Still, I have this job. A "call centre" job. A job which, years ago, I would not have touched with a ten-foot pole. It wasn't what I was trained for. It isn't what I want. I will receive calls and try to solve technical problems. We aren't allowed a lot of freedoms. The work is hectic and demanding, with long hours during the oddest hours of the day. The job, itself, is not very fulfilling. But it pays well, and over the course of a few years the need for money has stifled my idealism. Like in the Thomas Hardy novel of "Jude the Obscure" where Jude with aspirations to become a scholar and skills in Latin and Hebrew still cannot rise above the station in life that society drops on his shoulders, I have come to accept that maybe I will never be a writer. There will never be any time. I need money. This is it. This is all I will ever be accepted for. To hope for more is to always despair. To start accepting my station is, hopefully, the start of happiness for me. A mere customer service agent, probably someday a trainer. But that is it.

Oh, there are benefits upon benefits. The starting pay is good. There is insurance. And quiet rooms, showers, game rooms, free coffee. . . why did I ever aspire to anything more than this? I had always hated the corporate atmosphere. . . I should have accepted that it will be what feeds me. Yet, this lesson comes too late. If I had learned this two years ago and had, back then, sold myself to wage-slavery, my wife wouldn't have needed to leave. I should still have her here, and we could have been married earlier, have had kids earlier. . . a man's lot. I had been too proud, and loneliness has been my punishment.

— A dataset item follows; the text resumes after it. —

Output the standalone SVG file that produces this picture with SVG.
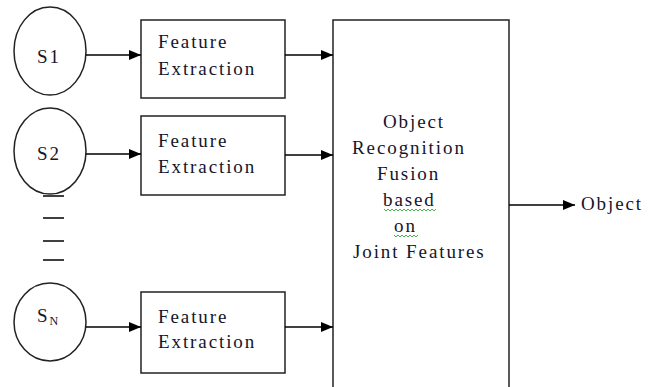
<svg xmlns="http://www.w3.org/2000/svg" width="655" height="387" viewBox="0 0 655 387" font-family="Liberation Serif, Times New Roman, serif" font-size="19">
  <style>
    .shape { fill: #fff; stroke: #222; stroke-width: 1.5; }
    .wire { stroke: #000; stroke-width: 1.5; fill: none; }
    .txt { fill: #15152a; letter-spacing: 1.9px; }
    .squiggle { stroke: #4caf50; stroke-width: 1; fill: none; }
  </style>
  <defs>
    <marker id="arrow" viewBox="0 0 12 10" refX="12" refY="5" markerWidth="12" markerHeight="10" markerUnits="userSpaceOnUse" orient="auto">
      <path d="M0,0 L12,5 L0,10 Z" fill="#000"/>
    </marker>
  </defs>

  <!-- sensors -->
  <g id="sensor-1">
    <ellipse class="shape" cx="50" cy="51" rx="36" ry="44"/>
    <text class="txt" x="37" y="63" letter-spacing="1">S1</text>
  </g>
  <g id="sensor-2">
    <ellipse class="shape" cx="50" cy="151" rx="36" ry="43"/>
    <text class="txt" x="37" y="160" letter-spacing="1">S2</text>
  </g>
  <g id="sensor-n">
    <ellipse class="shape" cx="50" cy="322" rx="36" ry="39"/>
    <text class="txt" x="37" y="322" letter-spacing="0">S<tspan font-size="12" dy="3">N</tspan></text>
  </g>

  <!-- ellipsis between sensors -->
  <g id="ellipsis" stroke="#000" stroke-width="1.5">
    <line x1="43" y1="196" x2="64" y2="196"/>
    <line x1="43" y1="218" x2="64" y2="218"/>
    <line x1="43" y1="241" x2="64" y2="241"/>
    <line x1="43" y1="260" x2="64" y2="260"/>
  </g>

  <!-- feature extraction blocks -->
  <g id="feature-1">
    <rect class="shape" x="141" y="20" width="144" height="78"/>
    <text class="txt" x="158" y="48">Feature</text>
    <text class="txt" x="158" y="75">Extraction</text>
  </g>
  <g id="feature-2">
    <rect class="shape" x="141" y="116" width="144" height="79"/>
    <text class="txt" x="158" y="147">Feature</text>
    <text class="txt" x="158" y="173">Extraction</text>
  </g>
  <g id="feature-n">
    <rect class="shape" x="141" y="292" width="144" height="81"/>
    <text class="txt" x="158" y="323">Feature</text>
    <text class="txt" x="158" y="348">Extraction</text>
  </g>

  <!-- fusion block -->
  <g id="fusion">
    <rect class="shape" x="333" y="20" width="176" height="390"/>
    <text class="txt" x="383" y="128">Object</text>
    <text class="txt" x="352" y="154" letter-spacing="1.6">Recognition</text>
    <text class="txt" x="377" y="180">Fusion</text>
    <text class="txt" x="383" y="206">based</text>
    <text class="txt" x="394" y="232">on</text>
    <text class="txt" x="353" y="258" letter-spacing="1.8">Joint Features</text>
    <path class="squiggle" d="M384,209 l2,2 l2,-2 l2,2 l2,-2 l2,2 l2,-2 l2,2 l2,-2 l2,2 l2,-2 l2,2 l2,-2 l2,2 l2,-2 l2,2 l2,-2 l2,2 l2,-2 l2,2 l2,-2 l2,2 l2,-2 l2,2 l2,-2 l2,2 l2,-2"/>
    <path class="squiggle" d="M394,235 l2,2 l2,-2 l2,2 l2,-2 l2,2 l2,-2 l2,2 l2,-2 l2,2 l2,-2 l2,2 l2,-2"/>
  </g>

  <g id="output">
    <text class="txt" x="581" y="210">Object</text>
  </g>

  <!-- connectors -->
  <g id="connectors">
    <line class="wire" x1="86" y1="55" x2="141" y2="55" marker-end="url(#arrow)"/>
    <line class="wire" x1="86" y1="154" x2="141" y2="154" marker-end="url(#arrow)"/>
    <line class="wire" x1="86" y1="327" x2="141" y2="327" marker-end="url(#arrow)"/>
    <line class="wire" x1="285" y1="55" x2="333" y2="55" marker-end="url(#arrow)"/>
    <line class="wire" x1="285" y1="155" x2="333" y2="155" stroke="#777" marker-end="url(#arrow)"/>
    <line class="wire" x1="285" y1="327" x2="333" y2="327" marker-end="url(#arrow)"/>
    <line class="wire" x1="509" y1="205" x2="575" y2="205" marker-end="url(#arrow)"/>
  </g>
</svg>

I want to be with my wife now in Australia. But I cannot leave, now that I have a good company that accepted me. I need to stay at least until October, probably November. . . but I want to be with my wife. But I can only allow her to really live and pursue her dreams if I can provide. This job will help me. I need it.

But I am not happy.


I am perturbed. My team-mates are very much like the high school students I used to teach: loud, arrogant, self-absorbed and self-interested. Yet, this is the world that I must belong in, this world full of the loud and arrogant. Should I also be loud and arrogant to succeed? I hope not. But, now, I must prepare for work: do my job to sell myself and make myself as interesting a human product as I can, so I can ascend the ladder and make more money. What is more important than money? I cannot see beyond the flimsy walls of my workstation to know for sure, but this I know now: with money comes happiness.

And only fools and poets think otherwise and die hungry and lonely.